# Error T63 TiVo service no longer available



## spinhar1 (Jul 3, 2012)

I have had this problem for 3 months, and TiVo says they are aware of it, but doesn't know whats wrong. I have lifetime on 9 TiVos, and about twice a week on most of them I get T63, no TiVo service. When this happens, there are no TV listings, and no "to do" lists that are active. Meaning nothing will record unless I reboot. Please help TiVo.


----------



## compnurd (Oct 6, 2011)

If you want Tivo help you need to post on the Tivo Forums. Tivo does not monitor these forums


----------



## L David Matheny (Jan 29, 2011)

spinhar1 said:


> I have had this problem for 3 months, and TiVo says they are aware of it, but doesn't know whats wrong. I have lifetime on 9 TiVos, and about twice a week on most of them I get T63, no TiVo service. When this happens, there are no TV listings, and no "to do" lists that are active. Meaning nothing will record unless I reboot. Please help TiVo.


Call TiVo support and ask what exactly causes a T63 error, since it's not listed in their list of error message articles. If the support tech doesn't seem to know, ask him to have a programmer look at their application program code to see specifically what conditions can cause that error to be displayed. It seems like it has to be something internal to your unit, since a TiVo should be able to go about its business for nearly two weeks without any external updates. Or maybe your subscription status is being read incorrectly from their servers.


----------



## spinhar1 (Jul 3, 2012)

We have called them. They said they didn't know the problem. It is probably their servers or the last software up date that is causing this. And its happening on more than one TiVo.


----------



## bshrock (Jan 6, 2012)

Are all 9 TiVo Premieres? Please if you can post a photo of the error message. I strongly suspect a local switch/router as being the problem.


----------



## philhu (Apr 11, 2001)

Remember, YOU paid for service, you DESERVE service. Get the call expedited to an engineer to look into it. You shouldn't have to live with a problem because they can't figure it out.
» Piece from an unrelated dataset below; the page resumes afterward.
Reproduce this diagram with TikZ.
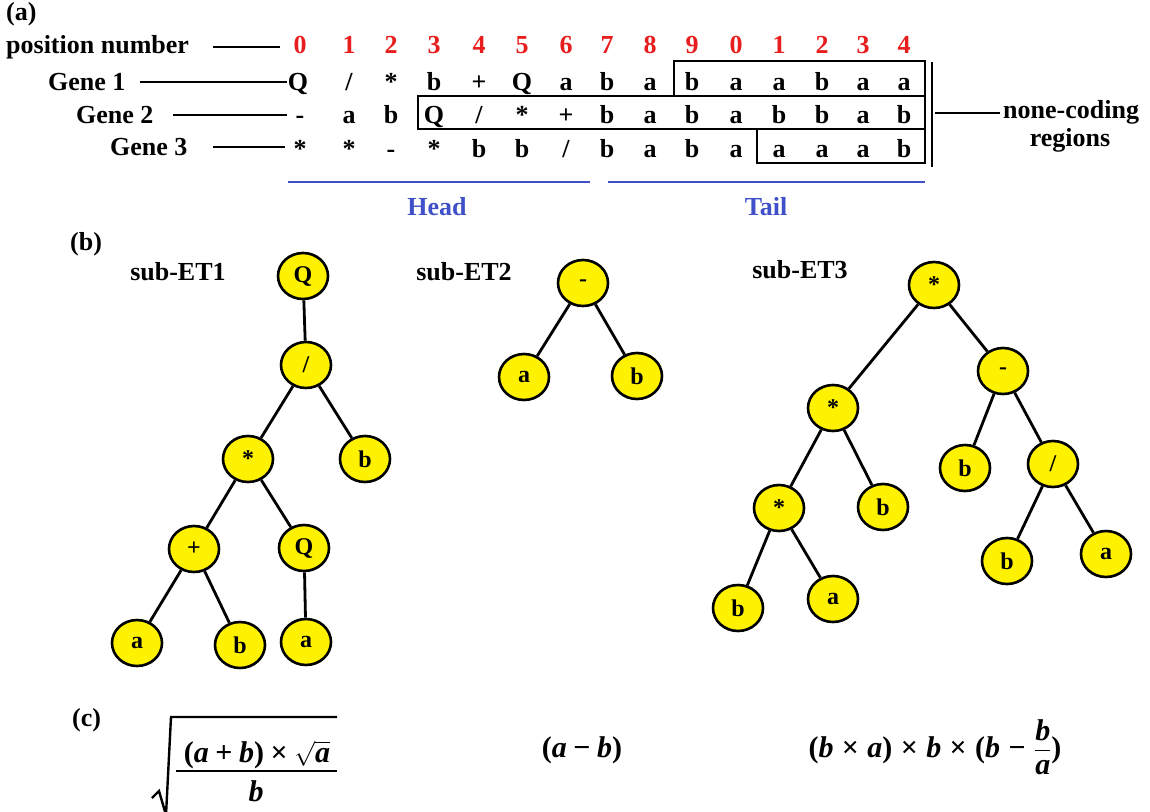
\documentclass[tikz,border=0pt]{standalone}
\usepackage{fontspec}
\setmainfont{Liberation Serif}
\usepackage{amsmath}
\usetikzlibrary{shapes.geometric}
\definecolor{hblue}{RGB}{64,80,200}
\definecolor{pred}{RGB}{232,30,30}
\newcommand\slsh{/}
\newcommand\fbi[1]{\textbf{\textit{#1}}}
\newcommand\ops{\hspace{0.28em}}
\newcommand\opsn{\hspace{0.22em}}
\tikzset{
  lbl/.style={font=\fontsize{26}{28}\selectfont\bfseries, inner sep=0pt, anchor=base},
  lblw/.style={lbl, anchor=base west},
  digit/.style={lbl, text=pred},
  tn/.style={ellipse, draw=black, line width=2.6pt, fill=yellow, minimum width=50pt, minimum height=46pt, inner sep=0pt, font=\fontsize{24}{26}\selectfont\bfseries},
  edge/.style={line width=2.8pt},
  boxline/.style={line width=1.8pt},
  leader/.style={line width=1.3pt},
  blueline/.style={draw=hblue, line width=1.5pt},
  fml/.style={font=\fontsize{30}{32}\selectfont\bfseries, inner sep=0pt, anchor=base},
  fline/.style={line width=2.4pt, line join=miter},
}
\begin{document}
\begin{tikzpicture}[x=1pt,y=-1pt]
\useasboundingbox (0,0) rectangle (1150,811);
% ---------- (a) ----------
\node[lblw] (la) at (6,20) {(a)};
\node[lblw] (posn) at (6,53) {position number};
\node[lblw] (gn1) at (48,90) {Gene 1};
\node[lblw] (gn2) at (76,123) {Gene 2};
\node[lblw] (gn3) at (110,155) {Gene 3};
\foreach \x/\c [count=\i from 0] in {300/0,349/1,391/2,434/3,479/4,522/5,566/6,607/7,650/8,692/9,736/0,779/1,822/2,863/3,904/4}
  \node[digit] (d\i) at (\x,53) {\c};
\foreach \x/\c [count=\i from 0] in {298/Q,349/\slsh,391/*,434/b,479/+,522/Q,566/a,607/b,650/a,692/b,736/a,779/a,822/b,863/a,904/a}
  \node[lbl] (ga\i) at (\x,90) {\c};
\foreach \x/\c [count=\i from 0] in {300/-,349/a,391/b,434/Q,479/\slsh,522/*,566/+,607/b,650/a,692/b,736/a,779/b,822/b,863/a,904/b}
  \node[lbl] (gb\i) at (\x,123) {\c};
\foreach \x/\c [count=\i from 0] in {300/*,349/*,391/-,434/*,479/b,522/b,566/\slsh,607/b,650/a,692/b,736/a,779/a,822/a,863/a,904/b}
  \node[lbl] (gc\i) at (\x,157) {\c};
% leader lines
\coordinate (p1) at (213,47); \coordinate (p2) at (280,47);
\coordinate (a1) at (140,82); \coordinate (a2) at (287,82);
\coordinate (b1) at (173,115); \coordinate (b2) at (287,115);
\coordinate (c1) at (213,147); \coordinate (c2) at (285,147);
\draw[leader] (p1) -- (p2);
\draw[leader] (a1) -- (a2);
\draw[leader] (b1) -- (b2);
\draw[leader] (c1) -- (c2);
% boxes
\draw[boxline] (674,61) rectangle (925,96);
\draw[boxline] (418,96) rectangle (925,129);
\draw[boxline] (757,129) rectangle (925,163);
\draw[boxline] (932,62) -- (932,167);
\coordinate (nc1) at (935,113); \coordinate (nc2) at (1000,113);
\draw[leader] (nc1) -- (nc2);
\node[lblw] (nc) at (1003,118) {none-coding};
\node[lbl] (rg) at (1070,146) {regions};
% head / tail
\coordinate (h1) at (288,182); \coordinate (h2) at (590,182);
\coordinate (t1) at (608,182); \coordinate (t2) at (925,182);
\draw[blueline] (h1) -- (h2);
\draw[blueline] (t1) -- (t2);
\node[lbl, text=hblue] (head) at (437,215) {Head};
\node[lbl, text=hblue] (tail) at (766,215) {Tail};
% ---------- (b) ----------
\node[lblw] (lb) at (70,250) {(b)};
\node[lbl] (s1) at (178,280) {sub-ET1};
\node[lbl] (s2) at (464,280) {sub-ET2};
\node[lbl] (s3) at (800,278) {sub-ET3};
% tree 1
\node[tn] (t1q) at (303,276) {Q};
\node[tn] (t1s) at (306,365) {/};
\node[tn] (t1m) at (248,459) {*};
\node[tn] (t1b) at (365,459) {b};
\node[tn] (t1p) at (194,549) {+};
\node[tn] (t1q2) at (304,548) {Q};
\node[tn] (t1a) at (137,643) {a};
\node[tn] (t1b2) at (240,645) {b};
\node[tn] (t1a2) at (306,642) {a};
\draw[edge] (t1q) -- (t1s);
\draw[edge] (t1s) -- (t1m);
\draw[edge] (t1s) -- (t1b);
\draw[edge] (t1m) -- (t1p);
\draw[edge] (t1m) -- (t1q2);
\draw[edge] (t1p) -- (t1a);
\draw[edge] (t1p) -- (t1b2);
\draw[edge] (t1q2) -- (t1a2);
% tree 2
\node[tn] (t2m) at (583,283) {-};
\node[tn] (t2a) at (524,377) {a};
\node[tn] (t2b) at (637,376) {b};
\draw[edge] (t2m) -- (t2a);
\draw[edge] (t2m) -- (t2b);
% tree 3
\node[tn] (t3r) at (934,285) {*};
\node[tn] (t3n) at (1003,371) {-};
\node[tn] (t3m) at (833,408) {*};
\node[tn] (t3b) at (965,468) {b};
\node[tn] (t3d) at (1053,464) {/};
\node[tn] (t3l) at (779,508) {*};
\node[tn] (t3b2) at (883,507) {b};
\node[tn] (t3b3) at (1007,561) {b};
\node[tn] (t3a) at (1106,554) {a};
\node[tn] (t3b4) at (738,608) {b};
\node[tn] (t3a2) at (833,599) {a};
\draw[edge] (t3r) -- (t3m);
\draw[edge] (t3r) -- (t3n);
\draw[edge] (t3n) -- (t3b);
\draw[edge] (t3n) -- (t3d);
\draw[edge] (t3m) -- (t3l);
\draw[edge] (t3m) -- (t3b2);
\draw[edge] (t3d) -- (t3b3);
\draw[edge] (t3d) -- (t3a);
\draw[edge] (t3l) -- (t3b4);
\draw[edge] (t3l) -- (t3a2);
% ---------- (c) ----------
\node[lblw] (lc) at (72,726) {(c)};
% formula 1: sqrt of fraction
\node[fml] (f1n) at (257,762) {(\fbi{a}\opsn+\opsn\fbi{b})\opsn×\opsn$\sqrt{\text{\fbi{a}}}$};
\node[fml] (f1d) at (256,801) {\fbi{b}};
\draw[fline] (176,771) -- (337,771);
\draw[fline] (152,798) -- (159,791) -- (166,815) -- (171,717) -- (337,717);
% formula 2
\node[fml] (f2) at (582,757) {(\fbi{a}\opsn−\opsn\fbi{b})};
% formula 3
\node[fml] (f3) at (935,757) {$\displaystyle\text{(\fbi{b}\ops×\ops\fbi{a})\ops×\ops\fbi{b}\ops×\ops(\fbi{b}\ops−\ops}\frac{\text{\fbi{b}}}{\text{\fbi{a}}}\text{)}$};
\end{tikzpicture}
\end{document}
Maybe they need to replace your bad unit


----------



## spinhar1 (Jul 3, 2012)

All are premiers.


----------



## Arcady (Oct 14, 2004)

Are the units successfully making their nightly calls? Look in the network settings and see if there are any failures. Maybe something is wrong with your network?

I've seen a couple reports of TiVos calling in and getting bad subscription info that turns the sub off until another call is made, but I don't remember it happening to any one person multiple times.

I'm also trying to figure out why anyone would need 9 TiVos. I've never had more than 6 active at once, and I thought that was a crazy amount.


----------